◆ **Collected material**:
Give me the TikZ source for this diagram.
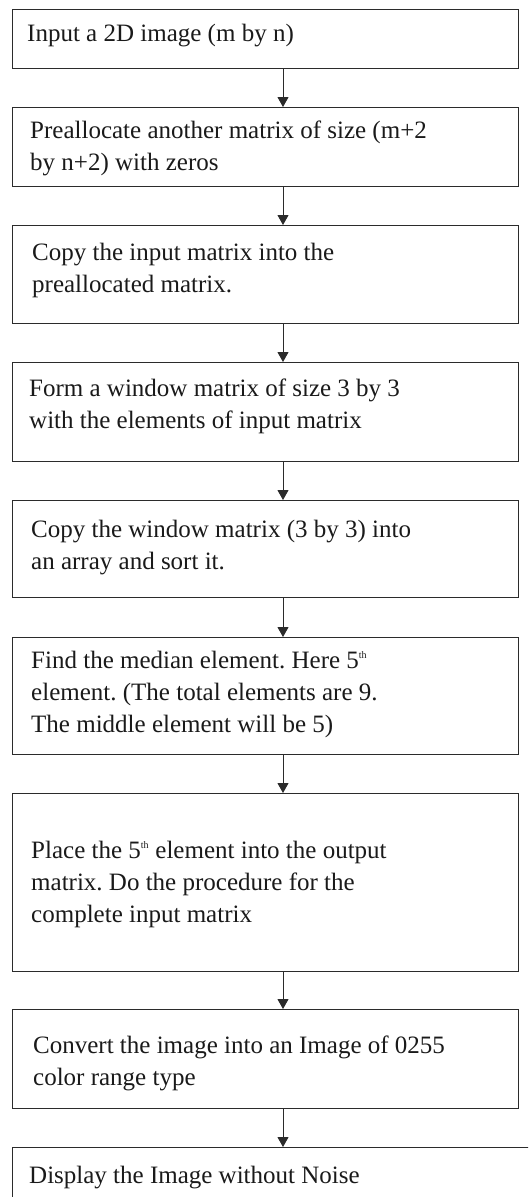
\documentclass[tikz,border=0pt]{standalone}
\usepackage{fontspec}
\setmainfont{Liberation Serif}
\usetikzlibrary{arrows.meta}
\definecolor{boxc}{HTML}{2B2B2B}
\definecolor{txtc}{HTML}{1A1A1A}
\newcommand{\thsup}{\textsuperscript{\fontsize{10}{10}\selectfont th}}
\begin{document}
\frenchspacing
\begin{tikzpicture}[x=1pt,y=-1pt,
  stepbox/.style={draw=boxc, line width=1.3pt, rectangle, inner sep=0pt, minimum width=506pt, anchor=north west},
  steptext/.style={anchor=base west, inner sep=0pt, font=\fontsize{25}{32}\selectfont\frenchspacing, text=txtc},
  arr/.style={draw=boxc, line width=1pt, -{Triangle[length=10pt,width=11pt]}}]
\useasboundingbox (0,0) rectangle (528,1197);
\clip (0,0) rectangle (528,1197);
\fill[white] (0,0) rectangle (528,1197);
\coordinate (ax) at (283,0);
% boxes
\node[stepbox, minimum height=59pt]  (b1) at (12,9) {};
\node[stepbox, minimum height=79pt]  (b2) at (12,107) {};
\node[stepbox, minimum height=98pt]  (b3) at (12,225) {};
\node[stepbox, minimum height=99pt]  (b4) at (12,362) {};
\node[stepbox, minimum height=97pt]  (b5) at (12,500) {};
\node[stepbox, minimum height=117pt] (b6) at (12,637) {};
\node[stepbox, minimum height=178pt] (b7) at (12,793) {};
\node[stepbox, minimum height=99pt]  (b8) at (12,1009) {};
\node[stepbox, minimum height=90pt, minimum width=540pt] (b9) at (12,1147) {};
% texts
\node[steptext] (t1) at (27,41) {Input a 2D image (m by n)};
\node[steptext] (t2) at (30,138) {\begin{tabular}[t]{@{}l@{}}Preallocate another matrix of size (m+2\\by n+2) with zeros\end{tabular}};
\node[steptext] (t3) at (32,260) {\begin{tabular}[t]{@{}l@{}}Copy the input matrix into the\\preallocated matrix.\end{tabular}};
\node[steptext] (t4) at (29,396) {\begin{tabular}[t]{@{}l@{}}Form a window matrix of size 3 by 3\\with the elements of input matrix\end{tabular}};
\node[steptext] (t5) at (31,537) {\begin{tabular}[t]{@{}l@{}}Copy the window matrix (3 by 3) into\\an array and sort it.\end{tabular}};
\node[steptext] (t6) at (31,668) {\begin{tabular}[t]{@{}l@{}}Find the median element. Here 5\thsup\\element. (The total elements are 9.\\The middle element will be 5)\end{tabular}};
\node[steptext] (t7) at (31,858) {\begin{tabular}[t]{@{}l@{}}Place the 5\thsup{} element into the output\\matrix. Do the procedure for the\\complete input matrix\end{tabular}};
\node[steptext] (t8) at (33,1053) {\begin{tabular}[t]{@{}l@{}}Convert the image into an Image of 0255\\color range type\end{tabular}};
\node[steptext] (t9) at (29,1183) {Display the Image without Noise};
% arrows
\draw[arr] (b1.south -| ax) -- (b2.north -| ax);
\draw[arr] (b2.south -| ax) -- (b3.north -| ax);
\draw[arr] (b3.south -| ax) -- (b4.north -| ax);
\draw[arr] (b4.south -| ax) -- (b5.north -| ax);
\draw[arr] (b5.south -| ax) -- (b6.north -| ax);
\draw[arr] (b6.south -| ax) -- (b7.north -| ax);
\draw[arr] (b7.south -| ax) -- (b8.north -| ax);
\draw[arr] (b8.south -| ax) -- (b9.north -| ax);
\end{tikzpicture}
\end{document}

◆ **Challenge**:
Output the material word for word, omitting its pictures.

◆ **Right answer**:
Give me the TikZ source for this diagram.
\documentclass[tikz,border=0pt]{standalone}
\usepackage{fontspec}
\setmainfont{Liberation Serif}
\usetikzlibrary{arrows.meta}
\definecolor{boxc}{HTML}{2B2B2B}
\definecolor{txtc}{HTML}{1A1A1A}
\newcommand{\thsup}{\textsuperscript{\fontsize{10}{10}\selectfont th}}
\begin{document}
\frenchspacing
\begin{tikzpicture}[x=1pt,y=-1pt,
  stepbox/.style={draw=boxc, line width=1.3pt, rectangle, inner sep=0pt, minimum width=506pt, anchor=north west},
  steptext/.style={anchor=base west, inner sep=0pt, font=\fontsize{25}{32}\selectfont\frenchspacing, text=txtc},
  arr/.style={draw=boxc, line width=1pt, -{Triangle[length=10pt,width=11pt]}}]
\useasboundingbox (0,0) rectangle (528,1197);
\clip (0,0) rectangle (528,1197);
\fill[white] (0,0) rectangle (528,1197);
\coordinate (ax) at (283,0);
% boxes
\node[stepbox, minimum height=59pt]  (b1) at (12,9) {};
\node[stepbox, minimum height=79pt]  (b2) at (12,107) {};
\node[stepbox, minimum height=98pt]  (b3) at (12,225) {};
\node[stepbox, minimum height=99pt]  (b4) at (12,362) {};
\node[stepbox, minimum height=97pt]  (b5) at (12,500) {};
\node[stepbox, minimum height=117pt] (b6) at (12,637) {};
\node[stepbox, minimum height=178pt] (b7) at (12,793) {};
\node[stepbox, minimum height=99pt]  (b8) at (12,1009) {};
\node[stepbox, minimum height=90pt, minimum width=540pt] (b9) at (12,1147) {};
% texts
\node[steptext] (t1) at (27,41) {Input a 2D image (m by n)};
\node[steptext] (t2) at (30,138) {\begin{tabular}[t]{@{}l@{}}Preallocate another matrix of size (m+2\\by n+2) with zeros\end{tabular}};
\node[steptext] (t3) at (32,260) {\begin{tabular}[t]{@{}l@{}}Copy the input matrix into the\\preallocated matrix.\end{tabular}};
\node[steptext] (t4) at (29,396) {\begin{tabular}[t]{@{}l@{}}Form a window matrix of size 3 by 3\\with the elements of input matrix\end{tabular}};
\node[steptext] (t5) at (31,537) {\begin{tabular}[t]{@{}l@{}}Copy the window matrix (3 by 3) into\\an array and sort it.\end{tabular}};
\node[steptext] (t6) at (31,668) {\begin{tabular}[t]{@{}l@{}}Find the median element. Here 5\thsup\\element. (The total elements are 9.\\The middle element will be 5)\end{tabular}};
\node[steptext] (t7) at (31,858) {\begin{tabular}[t]{@{}l@{}}Place the 5\thsup{} element into the output\\matrix. Do the procedure for the\\complete input matrix\end{tabular}};
\node[steptext] (t8) at (33,1053) {\begin{tabular}[t]{@{}l@{}}Convert the image into an Image of 0255\\color range type\end{tabular}};
\node[steptext] (t9) at (29,1183) {Display the Image without Noise};
% arrows
\draw[arr] (b1.south -| ax) -- (b2.north -| ax);
\draw[arr] (b2.south -| ax) -- (b3.north -| ax);
\draw[arr] (b3.south -| ax) -- (b4.north -| ax);
\draw[arr] (b4.south -| ax) -- (b5.north -| ax);
\draw[arr] (b5.south -| ax) -- (b6.north -| ax);
\draw[arr] (b6.south -| ax) -- (b7.north -| ax);
\draw[arr] (b7.south -| ax) -- (b8.north -| ax);
\draw[arr] (b8.south -| ax) -- (b9.north -| ax);
\end{tikzpicture}
\end{document}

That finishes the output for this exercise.